SUPPLIED MATERIAL:
(begin)

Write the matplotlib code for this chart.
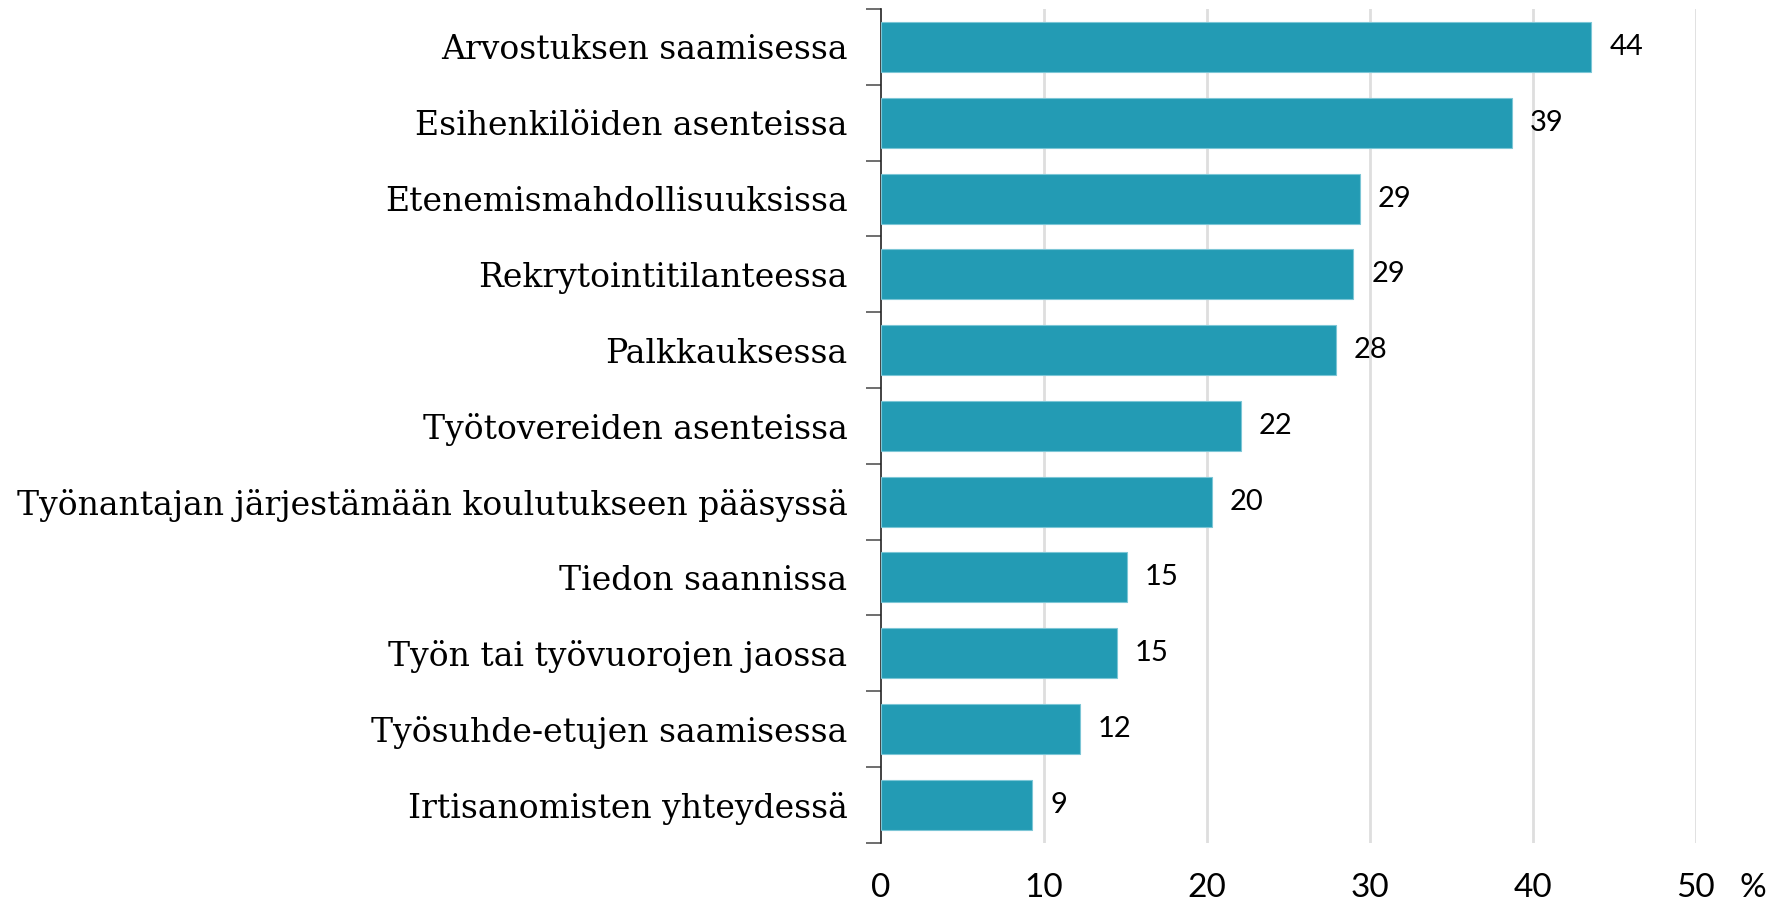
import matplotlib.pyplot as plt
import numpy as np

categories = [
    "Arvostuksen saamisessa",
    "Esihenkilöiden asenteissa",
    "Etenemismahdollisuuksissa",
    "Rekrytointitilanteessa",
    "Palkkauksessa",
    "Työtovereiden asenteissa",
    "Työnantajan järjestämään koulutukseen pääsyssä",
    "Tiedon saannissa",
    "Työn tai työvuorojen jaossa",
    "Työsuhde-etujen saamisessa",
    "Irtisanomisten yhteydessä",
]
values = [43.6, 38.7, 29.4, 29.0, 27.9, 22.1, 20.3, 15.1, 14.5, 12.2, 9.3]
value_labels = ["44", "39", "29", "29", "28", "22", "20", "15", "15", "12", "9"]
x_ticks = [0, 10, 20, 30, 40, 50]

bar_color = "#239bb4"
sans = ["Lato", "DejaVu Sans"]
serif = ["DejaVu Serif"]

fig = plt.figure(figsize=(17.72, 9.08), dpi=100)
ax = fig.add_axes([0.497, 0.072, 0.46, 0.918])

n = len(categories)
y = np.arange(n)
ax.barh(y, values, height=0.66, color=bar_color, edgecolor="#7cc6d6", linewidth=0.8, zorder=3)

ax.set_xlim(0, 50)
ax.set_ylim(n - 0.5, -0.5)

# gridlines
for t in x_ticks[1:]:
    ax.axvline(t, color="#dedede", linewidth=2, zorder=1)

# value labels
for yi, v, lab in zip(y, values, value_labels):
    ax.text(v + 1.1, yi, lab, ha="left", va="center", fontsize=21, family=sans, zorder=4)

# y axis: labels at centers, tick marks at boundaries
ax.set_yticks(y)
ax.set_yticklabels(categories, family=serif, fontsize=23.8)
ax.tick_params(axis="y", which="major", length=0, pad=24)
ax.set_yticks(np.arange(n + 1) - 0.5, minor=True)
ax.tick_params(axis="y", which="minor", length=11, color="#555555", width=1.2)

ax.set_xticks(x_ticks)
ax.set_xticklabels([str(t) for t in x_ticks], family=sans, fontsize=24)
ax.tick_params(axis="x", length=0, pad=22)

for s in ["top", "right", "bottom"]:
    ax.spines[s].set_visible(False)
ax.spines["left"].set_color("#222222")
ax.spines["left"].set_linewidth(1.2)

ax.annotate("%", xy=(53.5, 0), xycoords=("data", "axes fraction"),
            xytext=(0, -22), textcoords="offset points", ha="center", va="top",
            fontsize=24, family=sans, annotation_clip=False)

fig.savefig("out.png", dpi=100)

(end)

BRIEF: Begin at the first line of the material and copy each line exactly through the one containing "import numpy as np". Omit pictures.

THE OUTPUT:
Write the matplotlib code for this chart.
import matplotlib.pyplot as plt
import numpy as np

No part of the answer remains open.